__RECORDS TO USE__

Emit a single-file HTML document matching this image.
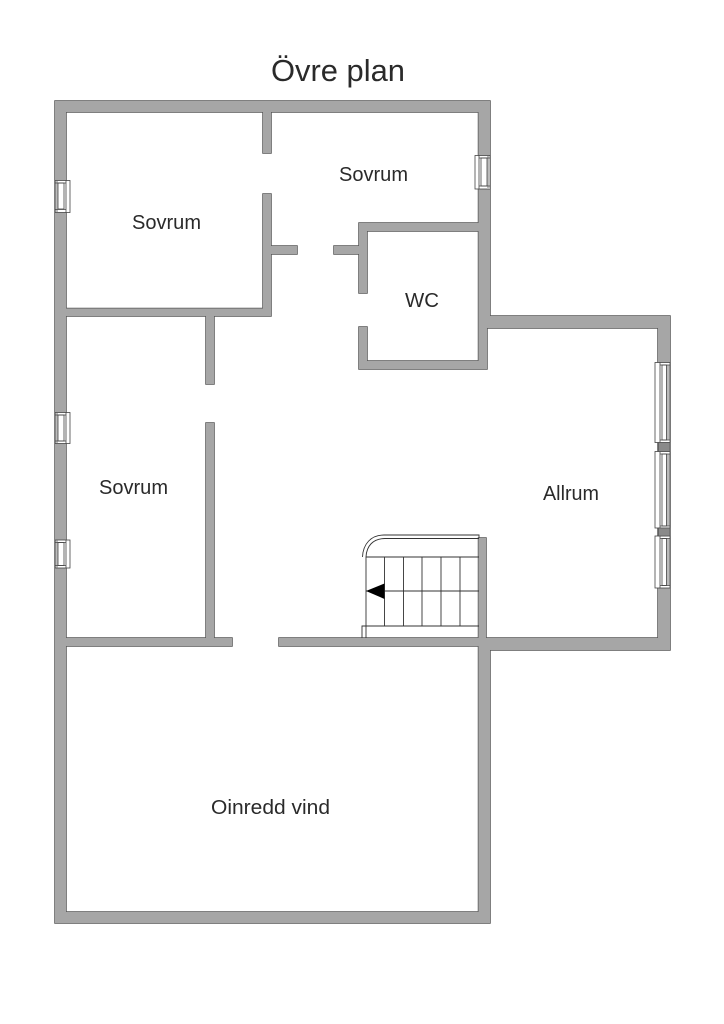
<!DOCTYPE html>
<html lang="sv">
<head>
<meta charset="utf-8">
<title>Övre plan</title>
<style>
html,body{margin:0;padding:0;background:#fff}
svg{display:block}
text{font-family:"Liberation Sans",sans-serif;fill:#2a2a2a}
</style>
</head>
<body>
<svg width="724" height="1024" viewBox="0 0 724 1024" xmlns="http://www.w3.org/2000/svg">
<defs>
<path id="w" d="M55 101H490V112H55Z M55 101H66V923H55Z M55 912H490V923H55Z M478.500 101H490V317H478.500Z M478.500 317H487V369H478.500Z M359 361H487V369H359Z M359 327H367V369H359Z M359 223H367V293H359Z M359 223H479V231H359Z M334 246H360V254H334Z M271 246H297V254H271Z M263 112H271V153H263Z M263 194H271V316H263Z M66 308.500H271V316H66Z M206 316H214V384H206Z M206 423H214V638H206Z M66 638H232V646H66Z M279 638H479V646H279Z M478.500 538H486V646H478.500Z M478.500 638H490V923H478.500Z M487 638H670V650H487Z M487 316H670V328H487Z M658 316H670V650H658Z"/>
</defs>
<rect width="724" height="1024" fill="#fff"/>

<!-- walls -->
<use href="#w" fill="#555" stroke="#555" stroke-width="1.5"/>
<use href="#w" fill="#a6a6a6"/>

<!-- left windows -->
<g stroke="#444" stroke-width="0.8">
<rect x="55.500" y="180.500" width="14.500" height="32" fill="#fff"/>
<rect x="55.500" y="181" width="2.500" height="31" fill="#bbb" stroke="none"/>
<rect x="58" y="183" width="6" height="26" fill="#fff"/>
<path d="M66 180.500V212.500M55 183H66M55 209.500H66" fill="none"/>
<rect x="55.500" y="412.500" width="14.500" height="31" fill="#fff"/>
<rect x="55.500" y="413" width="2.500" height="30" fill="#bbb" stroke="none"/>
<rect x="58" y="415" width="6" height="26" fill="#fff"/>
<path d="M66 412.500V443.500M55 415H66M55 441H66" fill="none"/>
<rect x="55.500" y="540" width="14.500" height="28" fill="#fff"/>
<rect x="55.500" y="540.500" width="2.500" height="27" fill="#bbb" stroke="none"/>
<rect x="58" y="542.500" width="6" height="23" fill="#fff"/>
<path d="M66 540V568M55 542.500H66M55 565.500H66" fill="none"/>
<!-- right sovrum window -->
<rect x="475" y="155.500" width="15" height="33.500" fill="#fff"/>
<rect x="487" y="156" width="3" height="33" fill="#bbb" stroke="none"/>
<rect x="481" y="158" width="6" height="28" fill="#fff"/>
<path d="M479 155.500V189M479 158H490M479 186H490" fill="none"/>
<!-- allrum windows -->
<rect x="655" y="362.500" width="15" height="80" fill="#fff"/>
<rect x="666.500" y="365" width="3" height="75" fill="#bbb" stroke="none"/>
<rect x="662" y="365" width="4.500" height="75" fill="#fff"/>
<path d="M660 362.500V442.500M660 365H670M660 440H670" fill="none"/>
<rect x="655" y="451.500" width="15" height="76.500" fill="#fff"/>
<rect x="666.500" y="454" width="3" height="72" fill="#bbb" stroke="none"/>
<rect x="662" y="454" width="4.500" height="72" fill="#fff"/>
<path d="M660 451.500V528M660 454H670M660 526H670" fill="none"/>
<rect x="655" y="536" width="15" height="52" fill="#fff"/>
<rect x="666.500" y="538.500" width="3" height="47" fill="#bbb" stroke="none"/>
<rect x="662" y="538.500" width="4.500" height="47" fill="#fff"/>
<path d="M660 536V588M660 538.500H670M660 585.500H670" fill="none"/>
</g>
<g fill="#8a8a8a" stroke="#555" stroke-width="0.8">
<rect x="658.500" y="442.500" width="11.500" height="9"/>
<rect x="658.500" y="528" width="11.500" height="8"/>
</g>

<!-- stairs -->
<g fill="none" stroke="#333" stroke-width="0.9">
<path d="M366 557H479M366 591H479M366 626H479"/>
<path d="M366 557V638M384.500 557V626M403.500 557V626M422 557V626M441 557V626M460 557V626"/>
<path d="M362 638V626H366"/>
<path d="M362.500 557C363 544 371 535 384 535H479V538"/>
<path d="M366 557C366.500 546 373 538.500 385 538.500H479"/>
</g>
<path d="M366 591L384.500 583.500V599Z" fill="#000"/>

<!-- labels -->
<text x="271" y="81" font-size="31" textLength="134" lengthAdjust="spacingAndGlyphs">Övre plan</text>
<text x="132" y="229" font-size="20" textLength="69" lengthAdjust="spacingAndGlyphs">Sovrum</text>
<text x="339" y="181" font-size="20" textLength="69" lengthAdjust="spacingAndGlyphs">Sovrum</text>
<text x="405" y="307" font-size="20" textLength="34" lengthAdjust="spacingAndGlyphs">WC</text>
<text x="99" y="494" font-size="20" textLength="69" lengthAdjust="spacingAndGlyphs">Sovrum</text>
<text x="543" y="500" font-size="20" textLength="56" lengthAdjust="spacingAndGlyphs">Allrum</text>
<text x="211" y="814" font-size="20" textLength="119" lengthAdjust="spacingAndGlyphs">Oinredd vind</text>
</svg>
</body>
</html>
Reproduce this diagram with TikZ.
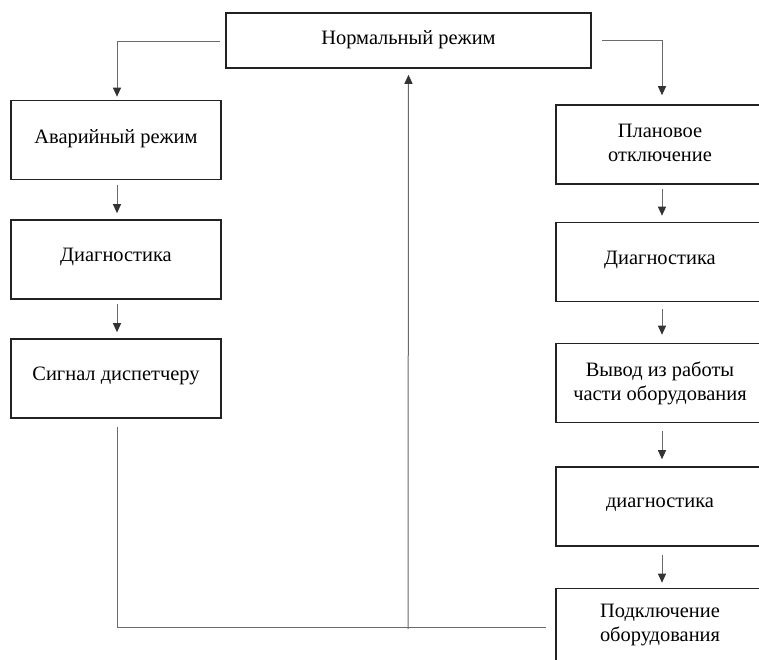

__PROBLEM TO WORK ON__
Repeat the listing in full and exactly. Leave any pictures out.

__ANSWER TO THIS PROBLEM__
Emit a single-file HTML document matching this image.
<!DOCTYPE html>
<html lang="sv">
<head>
<meta charset="utf-8">
<title>Övre plan</title>
<style>
html,body{margin:0;padding:0;background:#fff}
svg{display:block}
text{font-family:"Liberation Sans",sans-serif;fill:#2a2a2a}
</style>
</head>
<body>
<svg width="724" height="1024" viewBox="0 0 724 1024" xmlns="http://www.w3.org/2000/svg">
<defs>
<path id="w" d="M55 101H490V112H55Z M55 101H66V923H55Z M55 912H490V923H55Z M478.500 101H490V317H478.500Z M478.500 317H487V369H478.500Z M359 361H487V369H359Z M359 327H367V369H359Z M359 223H367V293H359Z M359 223H479V231H359Z M334 246H360V254H334Z M271 246H297V254H271Z M263 112H271V153H263Z M263 194H271V316H263Z M66 308.500H271V316H66Z M206 316H214V384H206Z M206 423H214V638H206Z M66 638H232V646H66Z M279 638H479V646H279Z M478.500 538H486V646H478.500Z M478.500 638H490V923H478.500Z M487 638H670V650H487Z M487 316H670V328H487Z M658 316H670V650H658Z"/>
</defs>
<rect width="724" height="1024" fill="#fff"/>

<!-- walls -->
<use href="#w" fill="#555" stroke="#555" stroke-width="1.5"/>
<use href="#w" fill="#a6a6a6"/>

<!-- left windows -->
<g stroke="#444" stroke-width="0.8">
<rect x="55.500" y="180.500" width="14.500" height="32" fill="#fff"/>
<rect x="55.500" y="181" width="2.500" height="31" fill="#bbb" stroke="none"/>
<rect x="58" y="183" width="6" height="26" fill="#fff"/>
<path d="M66 180.500V212.500M55 183H66M55 209.500H66" fill="none"/>
<rect x="55.500" y="412.500" width="14.500" height="31" fill="#fff"/>
<rect x="55.500" y="413" width="2.500" height="30" fill="#bbb" stroke="none"/>
<rect x="58" y="415" width="6" height="26" fill="#fff"/>
<path d="M66 412.500V443.500M55 415H66M55 441H66" fill="none"/>
<rect x="55.500" y="540" width="14.500" height="28" fill="#fff"/>
<rect x="55.500" y="540.500" width="2.500" height="27" fill="#bbb" stroke="none"/>
<rect x="58" y="542.500" width="6" height="23" fill="#fff"/>
<path d="M66 540V568M55 542.500H66M55 565.500H66" fill="none"/>
<!-- right sovrum window -->
<rect x="475" y="155.500" width="15" height="33.500" fill="#fff"/>
<rect x="487" y="156" width="3" height="33" fill="#bbb" stroke="none"/>
<rect x="481" y="158" width="6" height="28" fill="#fff"/>
<path d="M479 155.500V189M479 158H490M479 186H490" fill="none"/>
<!-- allrum windows -->
<rect x="655" y="362.500" width="15" height="80" fill="#fff"/>
<rect x="666.500" y="365" width="3" height="75" fill="#bbb" stroke="none"/>
<rect x="662" y="365" width="4.500" height="75" fill="#fff"/>
<path d="M660 362.500V442.500M660 365H670M660 440H670" fill="none"/>
<rect x="655" y="451.500" width="15" height="76.500" fill="#fff"/>
<rect x="666.500" y="454" width="3" height="72" fill="#bbb" stroke="none"/>
<rect x="662" y="454" width="4.500" height="72" fill="#fff"/>
<path d="M660 451.500V528M660 454H670M660 526H670" fill="none"/>
<rect x="655" y="536" width="15" height="52" fill="#fff"/>
<rect x="666.500" y="538.500" width="3" height="47" fill="#bbb" stroke="none"/>
<rect x="662" y="538.500" width="4.500" height="47" fill="#fff"/>
<path d="M660 536V588M660 538.500H670M660 585.500H670" fill="none"/>
</g>
<g fill="#8a8a8a" stroke="#555" stroke-width="0.8">
<rect x="658.500" y="442.500" width="11.500" height="9"/>
<rect x="658.500" y="528" width="11.500" height="8"/>
</g>

<!-- stairs -->
<g fill="none" stroke="#333" stroke-width="0.9">
<path d="M366 557H479M366 591H479M366 626H479"/>
<path d="M366 557V638M384.500 557V626M403.500 557V626M422 557V626M441 557V626M460 557V626"/>
<path d="M362 638V626H366"/>
<path d="M362.500 557C363 544 371 535 384 535H479V538"/>
<path d="M366 557C366.500 546 373 538.500 385 538.500H479"/>
</g>
<path d="M366 591L384.500 583.500V599Z" fill="#000"/>

<!-- labels -->
<text x="271" y="81" font-size="31" textLength="134" lengthAdjust="spacingAndGlyphs">Övre plan</text>
<text x="132" y="229" font-size="20" textLength="69" lengthAdjust="spacingAndGlyphs">Sovrum</text>
<text x="339" y="181" font-size="20" textLength="69" lengthAdjust="spacingAndGlyphs">Sovrum</text>
<text x="405" y="307" font-size="20" textLength="34" lengthAdjust="spacingAndGlyphs">WC</text>
<text x="99" y="494" font-size="20" textLength="69" lengthAdjust="spacingAndGlyphs">Sovrum</text>
<text x="543" y="500" font-size="20" textLength="56" lengthAdjust="spacingAndGlyphs">Allrum</text>
<text x="211" y="814" font-size="20" textLength="119" lengthAdjust="spacingAndGlyphs">Oinredd vind</text>
</svg>
</body>
</html>
Reproduce this diagram with TikZ.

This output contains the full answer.